2. Throttling profile. Simulated throttling is more reproducible than DevTools throttling but less faithful to a real client. The protocol picks reproducibility; a counter-argument for fidelity (with a worked example showing where the recommendation would change) would shift the choice.
3. Per-dimension medians versus a composite. The current table reports three dimensions independently. A composite "deploy quality" number is computable but obscures the dimension that drove the median. The protocol keeps the dimensions independent. A reader who prefers a composite view should construct it themselves from the run-log.
4. F6 vendor-outage cross-reference. Several builders in the cohort do not publish a status page granular enough to cross-reference a five-minute Lighthouse run against. The protocol falls back to operator-recorded incident notes in those cases. A more robust mechanism is open.

Responses to these open questions are best raised against this lab note rather than against the June 2026 deploy-quality table, which this note does not modify.

FAQ

Q1. Does this change any score in the June 2026 deploy-quality table?
No. The table is unchanged. This note documents how the next iteration will report the same axis, not how the current one is revised.

Q2. Why is a 5-to-10-point Lighthouse difference normal?
Because Lighthouse measures a real deployed page across a noisy chain: network, server, client hardware, browser execution order. Google's own variability documentation lists seven sources of variability and reports that five-run medians are roughly twice as stable as single runs.

Q3. Will the v2 protocol re-rank the cohort?
It may shift small gaps. Where two builders sit within 10 points of each other on the v1 table, the v2 medians may rank them differently or tie them. Where the v1 gap is larger than 15 points, the v2 ranking is unlikely to flip.

Q4. Why publish the protocol before the run?
So that a reader who disagrees with the protocol can contest it before any builder has been scored under it. Publishing the rubric before producing scores is the same discipline applied in the v1 methodology and the v2 first-build stability proposal.

Q5. What about Lighthouse versus PageSpeed Insights?
PageSpeed Insights runs Lighthouse on Google infrastructure, which adds tier-1 network variability the protocol cannot control. The protocol pins audits to Lighthouse running locally on the fixed audit machine.

Q6. Does the protocol apply to axe-core accessibility checks?
Less directly. axe-core failures are categorical (an element either has a missing label or it does not).
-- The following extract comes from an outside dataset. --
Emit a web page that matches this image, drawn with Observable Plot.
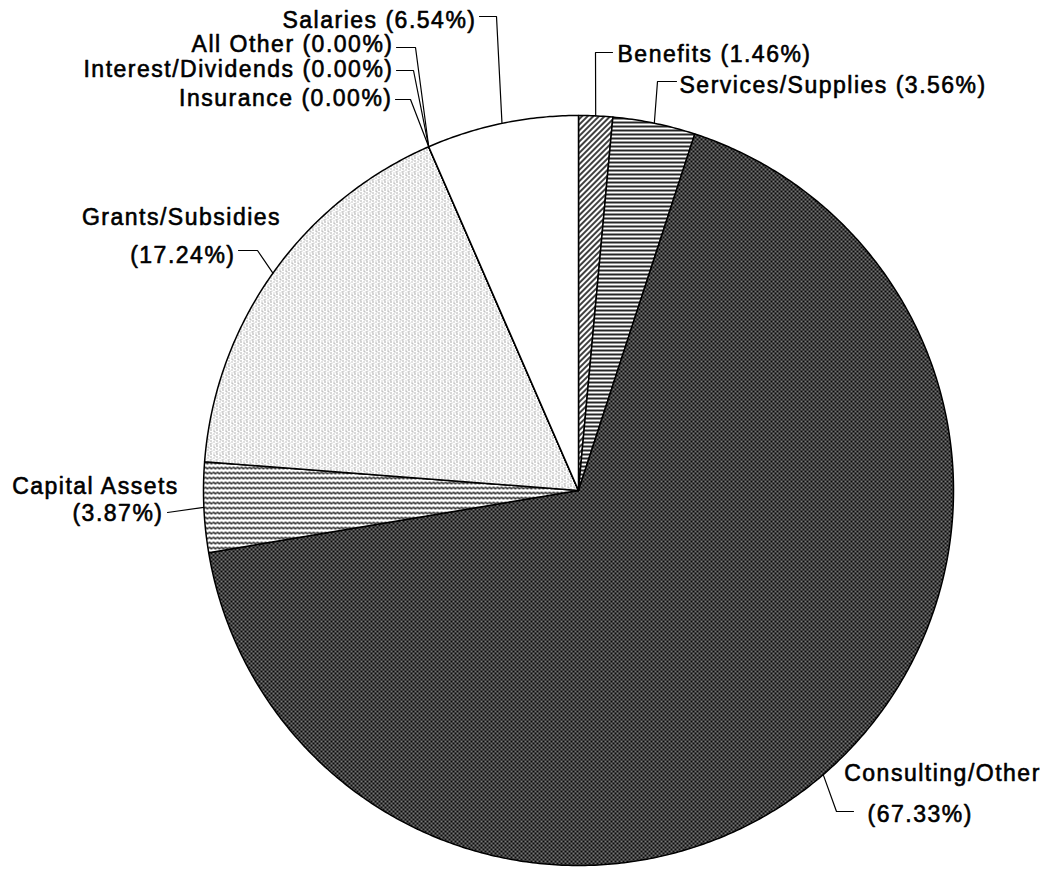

The single-run-per-builder model stays for the accessibility axe-core pass; only the Lighthouse-score dimensions move to median-of-five.

Q7. When will the v2 deploy-quality table be published?
No firm date as of June 21, 2026. The dependencies are: lock the run-log infrastructure, agree the protocol with any external contributor responses to this lab note, then schedule the seven-builder audit run. A revised date will be added to this page when those land.